The committee said in its report this week that the further removal of financial sector competition could result in higher fees for Canadians who are already faced with an uncompetitive banking space.
The move, currently awaiting approval by Canada’s finance ministry and the Office of the Superintendent of Financial Institutions (OSFI), has faced mounting opposition despite being approved by the Competition Bureau at the beginning of September.
Conservative leader Pierre Poilievre was among those to speak out against the deal, criticizing “monstrous, government-protected behemoths that dominate 90% of the mortgage market, meaning very little choice for consumers,” in an interview with BNN Bloomberg.
The Competition Bureau concluded when approving the deal that the merger was unlikely to significantly lessen competition in the banking sector, although it highlighted the likely “loss of rivalry” between the two financial institutions – Canada’s largest, RBC, and seventh-biggest, HSBC Canada.

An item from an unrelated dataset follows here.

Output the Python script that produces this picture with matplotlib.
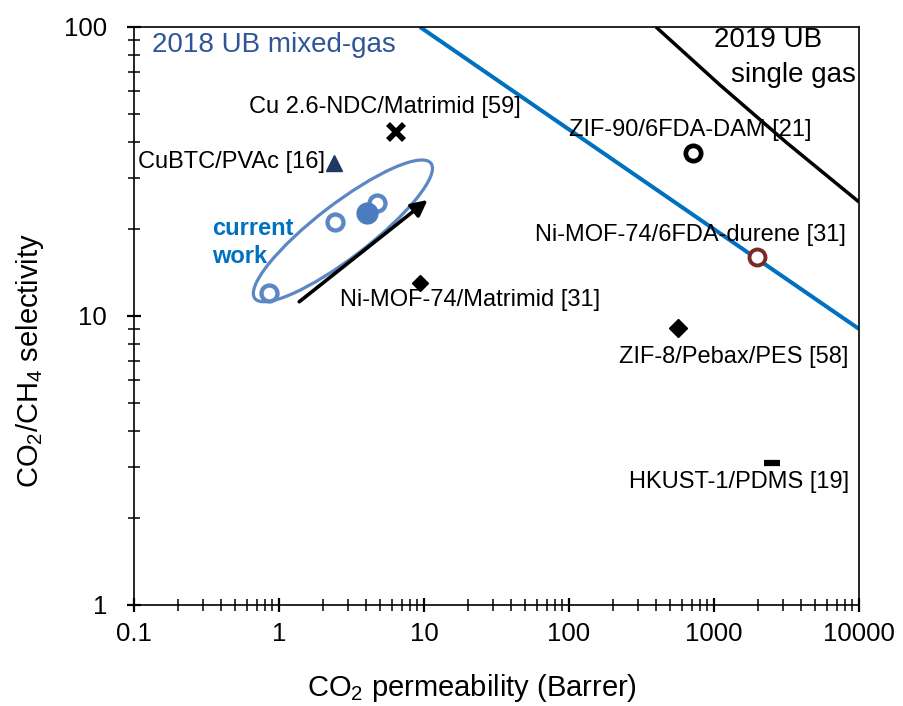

Mortgage borrowers were likely to be affected by the deal, the bureau said in September, with evidence of instances “where HSBC Canada had materially affected RBC offers for a number of the products examined, including mortgages, high interest savings accounts, GICs, and business loans and accounts.”
An RBC spokesperson said the bank “strongly believes” that the proposed deal “offers HSBC’s Canadian clients the best possibility for continuity and stability while providing them with innovative made-in-Canada international banking solutions and advanced digital capabilities,” according to Reuters.